6.  Multipath with AIGP

   AIGP attribute defined in [RFC7311] must be used for best-path
   selection prior to running any logic of Section 9.1.2.2 [RFC4271].
   Only the paths with minimal value of AIGP metric are eligible for
   further consideration of tie-breaking rules.  The rest of multipath
   selection logic remains the same.

7.  Best path advertisement

   Unless BGP "Add-Path" feature described in [RFC7911] is enabled and
   even though multiple equal paths may be selected for programming into
   the routing table, a BGP speaker announces single best-path only to
   its peers.  The unique best-path is elected among the multi-path set
   using the standard tie-breaking rules.

8.  Multipath and non-deterministic tie-breaking

   Some implementations may implement non-standard tie-breaking logic,
   for example using the oldest path rule(reference).  This is generally
   not recommended, and may interact with multi-path route selection on
   downstream BGP speakers.  That is, after a route flap that affects
   the best-path upstream, the original best path would not be
   recovered, and the older path would still be advertised, possibly
   affecting the tie-breaking rules on down-stream device if for
   example, the AS_PATH contents are different from previous.
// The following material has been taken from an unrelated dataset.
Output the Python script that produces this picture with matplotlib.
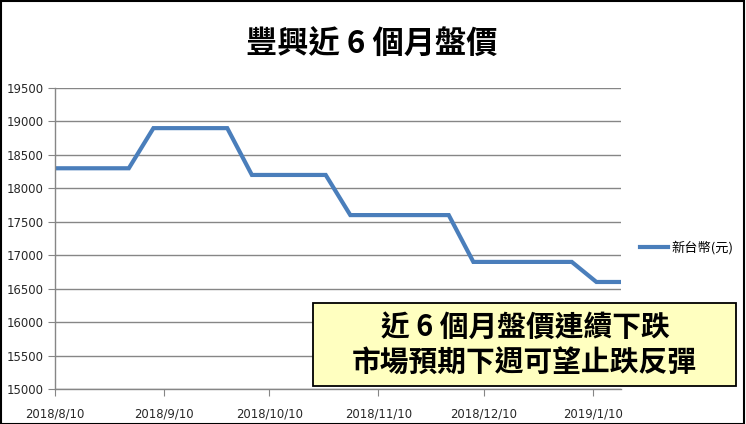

9.  Weighted equal-cost multipath

   The proposal in [I-D.ietf-idr-link-bandwidth] defines conditions
   where iBGP multipath feature might inform the routing table of
   "weights" associated with the multiple external paths.
   [I-D.ietf-idr-link-bandwidth] defines the weight extended community
   attribute as non-transitive, considers the applicability in iBGP case
   only, though there are implementations that apply it to eBGP as well.
   The proposal does not change the equal-cost multipath selection
   logic, but associates additional load-sharing attributes with
   equivalent paths.

10.  Informative References

   [BGPMP]    "BGP Best Path Selection Algorithm",
              <http://www.cisco.com/c/en/us/support/docs/ip/
              border-gateway-protocol-bgp/13753-25.html>.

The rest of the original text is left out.